The trans/cis ratio of formic (HCOOH) and thioformic (HC(O)SH) acids in the interstellar medium

Context. Observations of the different isomers of molecules in the interstellar medium (ISM) have revealed that both low- and high-energy isomers can be present in space despite the low temperature conditions. It has been shown that the presence of these isomers may be due to tunneling effects.
Aims: We carried out a theoretical study of the cis-trans isomerization reactions of two astrophysically relevant acids, formic acid (HCOOH) and thioformic acid (HC(O)SH), where the latter has recently been discovered in space. We also searched for these molecules towards the hot core G31.41+0.31 to compare their abundances with the expected theoretical isomerization results.

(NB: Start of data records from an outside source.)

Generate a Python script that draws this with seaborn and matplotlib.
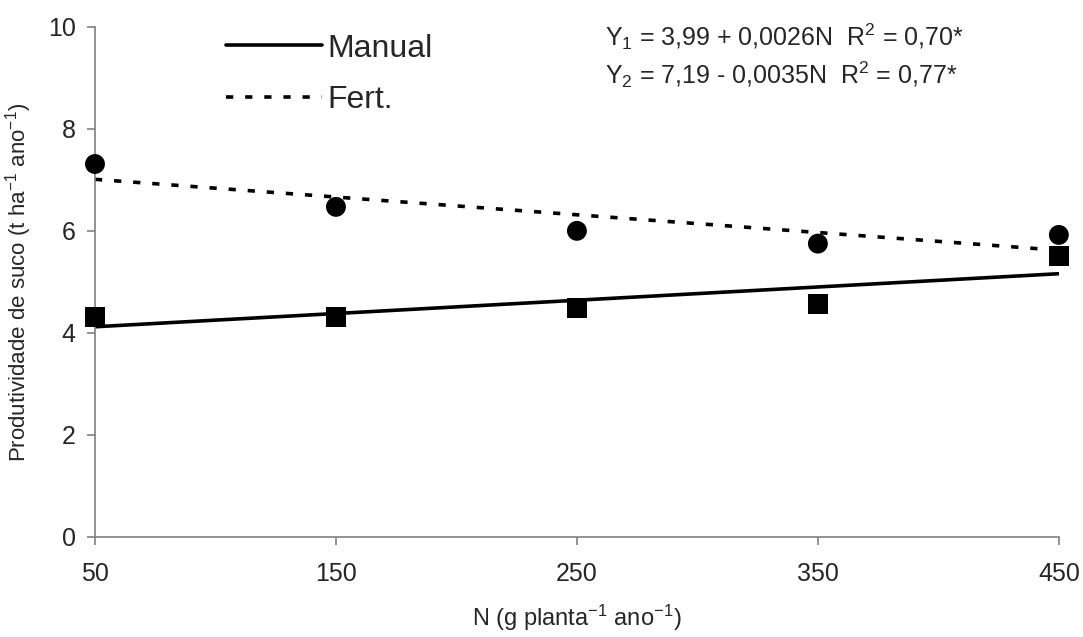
import numpy as np
import pandas as pd
import seaborn as sns
from matplotlib import pyplot as plt
from matplotlib.lines import Line2D

# values
doses = [50, 150, 250, 350, 450]
manual = [4.31, 4.32, 4.49, 4.57, 5.51]
fert = [7.31, 6.47, 6.00, 5.75, 5.92]

# fitted lines (ends of the regression lines as drawn)
fit_x = [50, 450]
manual_fit = [4.12, 5.16]
fert_fit = [7.01, 5.62]

eq1 = "Y$_1$ = 3,99 + 0,0026N  R$^2$ = 0,70*"
eq2 = "Y$_2$ = 7,19 - 0,0035N  R$^2$ = 0,77*"

sns.set_style("ticks")
plt.rcParams['font.family'] = ['Liberation Sans', 'DejaVu Sans']
plt.rcParams['mathtext.fontset'] = 'custom'
plt.rcParams['mathtext.rm'] = 'Liberation Sans'
plt.rcParams['mathtext.it'] = 'Liberation Sans:italic'

df_pts = pd.DataFrame({'N': doses * 2,
                       'y': manual + fert,
                       'grupo': ['Manual'] * 5 + ['Fert.'] * 5})

fig = plt.figure(figsize=(10.83, 6.37), dpi=100)
ax = fig.add_axes([0.0877, 0.157, 0.890, 0.801])

dash = (0, (2, 3.3))
sns.lineplot(x=fit_x, y=manual_fit, ax=ax, color='black', lw=2.6)
ax.plot(fit_x, fert_fit, color='black', lw=2.6, linestyle=dash)

sns.scatterplot(data=df_pts, x='N', y='y', style='grupo',
                markers={'Manual': 's', 'Fert.': 'o'}, color='black',
                s=205, edgecolor='none', ax=ax, legend=False, zorder=3,
                clip_on=False)

ax.set_xlim(50, 450)
ax.set_ylim(0, 10)
ax.set_xticks(doses)
ax.set_yticks([0, 2, 4, 6, 8, 10])
ax.tick_params(labelsize=18, length=6, width=1.2, color='#808080')
ax.tick_params(axis='x', pad=12)
ax.tick_params(axis='y', pad=8)
for side in ['left', 'bottom']:
    ax.spines[side].set_color('#808080')
    ax.spines[side].set_linewidth(1.2)
sns.despine(ax=ax)

ax.set_xlabel("N (g planta$^{-1}$ ano$^{-1}$)", fontsize=17, labelpad=12)
ax.set_ylabel("Produtividade de suco (t ha$^{-1}$ ano$^{-1}$)", fontsize=16, labelpad=10)

handles = [Line2D([], [], color='black', lw=2.6),
           Line2D([], [], color='black', lw=2.6, linestyle=dash)]
ax.legend(handles, ['Manual', 'Fert.'], loc='upper left',
          bbox_to_anchor=(0.106, 1.043), frameon=False, fontsize=23,
          handlelength=3.0, handletextpad=0.19, labelspacing=0.68)

ax.text(0.529, 0.98, eq1, transform=ax.transAxes, fontsize=18, va='center')
ax.text(0.529, 0.906, eq2, transform=ax.transAxes, fontsize=18, va='center')

fig.savefig('out.png', dpi=100)
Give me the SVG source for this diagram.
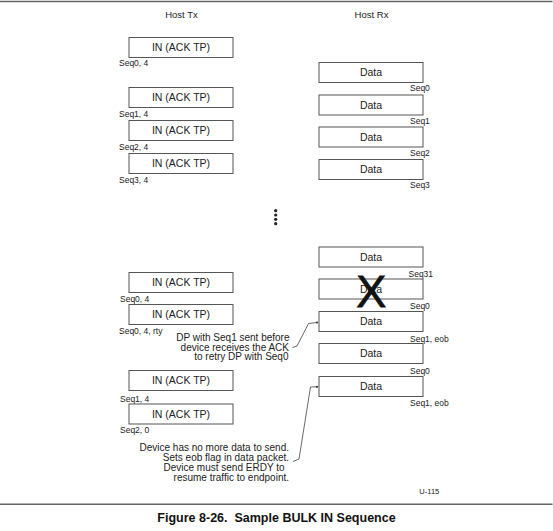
<svg xmlns="http://www.w3.org/2000/svg" width="553" height="531" viewBox="0 0 553 531">
<style>
  text { font-family: "Liberation Sans", Arial, sans-serif; fill: #222; }
  .box { fill: #fff; stroke: #555; stroke-width: 1; }
  .lbl { font-size: 10.5px; text-anchor: middle; }
  .seq { font-size: 8.5px; }
  .head { font-size: 9.5px; text-anchor: middle; }
  .note { font-size: 10px; text-anchor: end; }
  .frame { stroke: #666; stroke-width: 1.4; }
  .conn { fill: none; stroke: #444; stroke-width: 0.8; }
</style>
<rect width="553" height="531" fill="#fff"/>
<line class="frame" x1="0" y1="1.5" x2="552.5" y2="1.5"/>
<line class="frame" x1="0" y1="504.3" x2="552.5" y2="504.3"/>

<text class="head" x="181.5" y="18.3">Host Tx</text>
<text class="head" x="371.5" y="18.3">Host Rx</text>

<g id="tx1"><rect class="box" x="129" y="37.5" width="104" height="20"/><text class="lbl" x="181" y="51.3">IN (ACK TP)</text><text class="seq" x="119" y="65.7">Seq0, 4</text></g>
<g id="tx2"><rect class="box" x="129" y="87.5" width="104" height="20"/><text class="lbl" x="181" y="101.3">IN (ACK TP)</text><text class="seq" x="119" y="116.5">Seq1, 4</text></g>
<g id="tx3"><rect class="box" x="129" y="120.5" width="104" height="20"/><text class="lbl" x="181" y="134.3">IN (ACK TP)</text><text class="seq" x="119" y="149.5">Seq2, 4</text></g>
<g id="tx4"><rect class="box" x="129" y="153.5" width="104" height="20"/><text class="lbl" x="181" y="167.3">IN (ACK TP)</text><text class="seq" x="119" y="182.5">Seq3, 4</text></g>

<g id="rx1"><rect class="box" x="319" y="62.5" width="104" height="20"/><text class="lbl" x="371" y="76.3">Data</text><text class="seq" x="410" y="91">Seq0</text></g>
<g id="rx2"><rect class="box" x="319" y="95" width="104" height="20"/><text class="lbl" x="371" y="108.8">Data</text><text class="seq" x="410" y="123.5">Seq1</text></g>
<g id="rx3"><rect class="box" x="319" y="127" width="104" height="20"/><text class="lbl" x="371" y="140.8">Data</text><text class="seq" x="410" y="155.5">Seq2</text></g>
<g id="rx4"><rect class="box" x="319" y="159.5" width="104" height="20"/><text class="lbl" x="371" y="173.3">Data</text><text class="seq" x="410" y="188">Seq3</text></g>

<g id="dots" fill="#222">
  <circle cx="275.7" cy="210.7" r="1.6"/>
  <circle cx="275.7" cy="215" r="1.6"/>
  <circle cx="275.7" cy="219.3" r="1.6"/>
  <circle cx="275.7" cy="223.7" r="1.6"/>
</g>

<g id="rx5"><rect class="box" x="319" y="247" width="104" height="20"/><text class="lbl" x="371" y="260.8">Data</text><text class="seq" x="408.5" y="277">Seq31</text></g>
<g id="rx6"><rect class="box" x="319" y="279" width="104" height="20"/><text class="lbl" x="371" y="292.8">Data</text><text class="seq" x="410" y="309">Seq0</text>
  <text x="371.3" y="306.5" style="font-size:45px;text-anchor:middle;fill:#111;stroke:#111;stroke-width:0.8">X</text></g>
<g id="rx7"><rect class="box" x="319" y="311.5" width="104" height="20"/><text class="lbl" x="371" y="325.3">Data</text><text class="seq" x="410" y="342">Seq1, eob</text></g>
<g id="rx8"><rect class="box" x="319" y="343.5" width="104" height="20"/><text class="lbl" x="371" y="357.3">Data</text><text class="seq" x="410" y="373.7">Seq0</text></g>
<g id="rx9"><rect class="box" x="319" y="376.5" width="104" height="20"/><text class="lbl" x="371" y="390.3">Data</text><text class="seq" x="410" y="406">Seq1, eob</text></g>

<g id="tx5"><rect class="box" x="129" y="272.5" width="104" height="20"/><text class="lbl" x="181" y="286.3">IN (ACK TP)</text><text class="seq" x="120" y="301.5">Seq0, 4</text></g>
<g id="tx6"><rect class="box" x="129" y="304.5" width="104" height="20"/><text class="lbl" x="181" y="318.3">IN (ACK TP)</text><text class="seq" x="119" y="334">Seq0, 4, rty</text></g>
<g id="tx7"><rect class="box" x="129" y="370.5" width="104" height="20"/><text class="lbl" x="181" y="384.3">IN (ACK TP)</text><text class="seq" x="120" y="401.5">Seq1, 4</text></g>
<g id="tx8"><rect class="box" x="129" y="404" width="104" height="20"/><text class="lbl" x="181" y="417.8">IN (ACK TP)</text><text class="seq" x="120" y="433">Seq2, 0</text></g>

<g id="note1">
  <text class="note" x="289.5" y="341">DP with Seq1 sent before</text>
  <text class="note" x="289" y="350.5">device receives the ACK</text>
  <text class="note" x="288.5" y="360">to retry DP with Seq0</text>
</g>
<g id="note2">
  <text class="note" x="289" y="450.8">Device has no more data to send.</text>
  <text class="note" x="289" y="460.8">Sets eob flag in data packet.</text>
  <text class="note" x="284.5" y="470.8">Device must send ERDY to</text>
  <text class="note" x="289" y="480.8">resume traffic to endpoint.</text>
</g>

<g id="connectors">
  <polyline class="conn" points="292.5,347.5 297,346 308.5,323.5 317,322.5"/>
  <circle cx="317" cy="322.5" r="1.1" fill="#333"/>
  <polyline class="conn" points="293,461.5 299,459 310.5,387 317,386.8"/>
  <circle cx="317" cy="386.8" r="1.1" fill="#333"/>
</g>

<text x="429.3" y="493.5" style="font-size:7.5px;text-anchor:middle">U-115</text>
<text x="276.5" y="522" style="font-size:12.5px;font-weight:bold;text-anchor:middle;white-space:pre;fill:#111">Figure 8-26.  Sample BULK IN Sequence</text>
</svg>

Methods: We employed high-level ab initio calculations to study the reaction rate constants of the isomerization reactions. We used the canonical variational transition state theory with the multidimensional small curvature tunneling approximation in the temperature range of 10-400 K. Moreover, we used the spectrum obtained from the ALMA 3mm spectral survey GUAPOS (GUAPOS: G31 Unbiased ALMA sPectral Observational Survey), with a spectral resolution of ~0.488 MHz and an angular resolution of 1.''2×1.''2 (~4500 au), to derive column densities of HCOOH and HC(O)SH towards G31.41+0.31.
Results: Our results demonstrate that these isomerizations are viable in the conditions of the ISM due to ground-state tunneling effects, which allow the system to reach the thermodynamic equilibrium at moderately low temperatures. At very low temperatures (T_kin ~ 10 K), the reaction rate constants for the cis-to-trans isomerizations are very small, which implies that the cis isomers should not be formed under cold ISM conditions. This is in disagreement with observations of the cis/trans isomers of HCOOH in cold cores where the cis isomer is found to be ~5-6% the trans isomer. At high temperatures (~150-300 K), our theoretical data not only match the observed behavior of the trans/cis abundance ratios for HCOOH (the cis form is undetected), but they support our tentative detection of the trans and - for the first time in the insterstellar medium - the cis isomer of HC(O)SH towards the hot molecular core G31.41+0.31 (with a measured trans/cis abundance ratio of ~3.7).
Conclusions: While the trans/cis ratio for HC(O)SH in the ISM depends on the relative stability of the isomers, the trans/cis ratio for HCOOH cannot be explained by isomerization, and is determined by other competitive chemical processes.